Learning Heat-based Equations in Self-similar variables

We study solution learning for heat-based equations in self-similar variables (SSV). We develop an SSV training framework compatible with standard neural-operator training. We instantiate this framework on the two-dimensional incompressible Navier-Stokes equations and the one-dimensional viscous Burgers equation, and perform controlled comparisons between models trained in physical coordinates and in the corresponding self-similar coordinates using two simple fully connected architectures (standard multilayer perceptrons and a factorized fully connected network). Across both systems and both architectures, SSV-trained networks consistently deliver substantially more accurate and stable extrapolation beyond the training window and better capture qualitative long-time trends. These results suggest that self-similar coordinates provide a mathematically motivated inductive bias for learning the long-time dynamics of heat-based equations.

💡 Research Summary

The paper investigates whether learning the solution operators of heat‑type partial differential equations (PDEs) in self‑similar variables can improve long‑time extrapolation compared with the conventional approach of training directly in physical space. Heat‑based equations possess a characteristic parabolic scaling: spatial length grows like √t while amplitudes decay like t⁻¹/². By introducing the change of variables ξ = x/√(t+1) and τ = log(t+1), the authors map the original PDEs onto a new coordinate system where the linear heat kernel becomes stationary. In this self‑similar frame the equations acquire an additional drift term (½ ξ·∇_ξ) and an identity operator, but crucially the long‑time attractor (Gaussian for Navier‑Stokes vorticity, diffusion wave for Burgers) becomes a time‑independent, rapidly decaying profile in ξ. This observation suggests that a fixed sampling window in ξ captures the essential dynamics even for very large physical times.

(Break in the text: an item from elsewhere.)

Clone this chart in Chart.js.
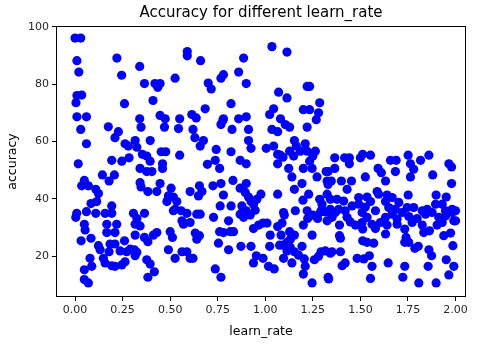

To test the hypothesis, the authors consider two benchmark heat‑type systems: (i) the two‑dimensional incompressible Navier‑Stokes equations written in vorticity form, and (ii) the one‑dimensional viscous Burgers equation. For each system they train two neural‑operator architectures: a standard multilayer perceptron (MLP) that directly maps the concatenated coordinates (z = (x,t) or (ξ,τ)) to the solution value, and a factorized fully‑connected network (FCN) inspired by branch‑trunk designs, where a “branch” processes the time coordinate and a “trunk” processes the full space‑time coordinate, and the output is a bilinear combination of their latent vectors. Importantly, the same depth, width, optimizer, learning‑rate schedule, batch size, and total training steps are used for the physical‑coordinate and self‑similar models, ensuring a fair comparison.

The training protocol enforces a one‑to‑one correspondence between samples in the two coordinate systems. In the self‑similar setting, points (ξ,τ) are drawn uniformly from a fixed disk D_C = { |ξ| ≤ C } and τ ∈